Number of pages: 448
Number of times read (including the time before this review): 1
Rating (out of five stars): 2
I was really excited for this one despite less positive reviews because it featured Celtic mythology, and I’ve been looking for something to push me to start reading Celtic mythology. Unfortunately, my main sentiment during and after reading Beyond a Darkened Shore was “yikes”.
Let’s start with the writing, because that’s what caused most of the issues I had with Beyond a Darkened Shore. You know when your teacher hands you back your essay and it has a section circled with “awkward” in red pen beside it. Well, this book is the section of your essay, and I’m the one doing the circling. Beyond a Darkened Shore feels almost unedited. I was shocked to learn it’s not a debut novel.
Along with the awkward writing comes awkward dialogue. I got the feeling that Ciara and Leif were supposed to have this witty enemies-to-lovers banter, but all I could think about every time they opened their mouths was how nobody would actually talk like they do. I‘m sure I missed some of the story because I was so fixated on how bad the dialogue was.
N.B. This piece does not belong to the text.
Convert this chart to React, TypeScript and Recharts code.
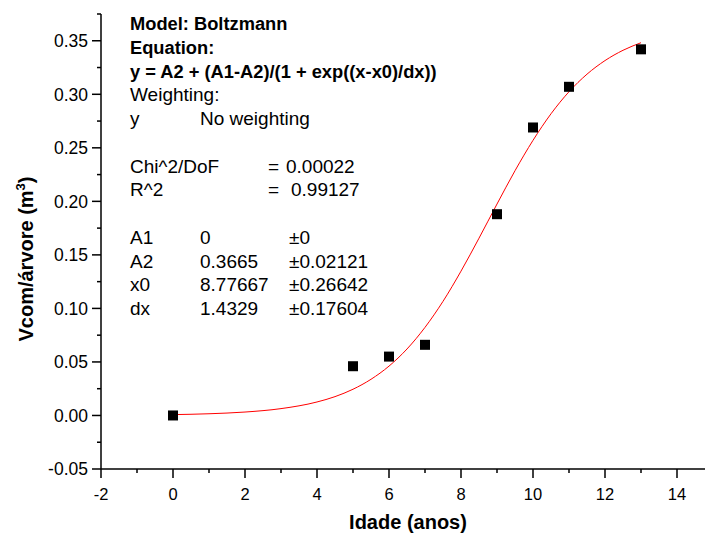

Speaking of Ciara and Leif, we have a lovely example of insta-love here. They knew each other for like 2 days before Leif was struggling to keep it in his pants. And the book tries really hard to convince the reader that it isn’t insta-love because while they spent what felt like hours in some other realm, a week/ month passed by in the mortal realm. That’s not how it works. It’s the amount of time the characters spend together, not the amount of time that passed somewhere the characters weren’t. The conflict between them also felt really contrived and was resolved too quickly. Ciara really needed to stop reminding herself she was supposed to hate him like as if her hatred was an afterthought after considering what it would be like to make out with him.
I felt like the author did an okay job of incorporating both Celtic and Norse mythology into the story. I feel like the Norse mythology was a bit poorly explained if you have no background knowledge, but I happen to know a little bit about Norse mythology, and I understood the Celtic stuff well enough. However, the one thing with the mythology that irritated me was how for roughly the first half of the book they referred to The Morrigan by all of her names. She’d show up and it would be like “Oh my god, it’s The Morrigan, goddess of blah and blah, blah, and blah” (this is obviously not an actual quote, and a clear example of how shockingly little I know about Celtic mythology). It soon got frustrating because I wished they would just call her The Morrigan or by one of her other titles, rather than by all of them.
The characters were very underdeveloped. Leif had no substance beyond obviously being someone’s idea of the ideal boyfriend, and Ciara was basically angry about the most nonsensical things, such as Leif telling an injured Ciara to stay away from his drunken men for her safety. While the Irish being angry all the time is a lovely Irish stereotype, a stereotype does not a good character make.
Overall, the idea behind Beyond a Darkened Shore was interesting, but the execution left much to be desired. It has therefore earned 2 stars out of 5.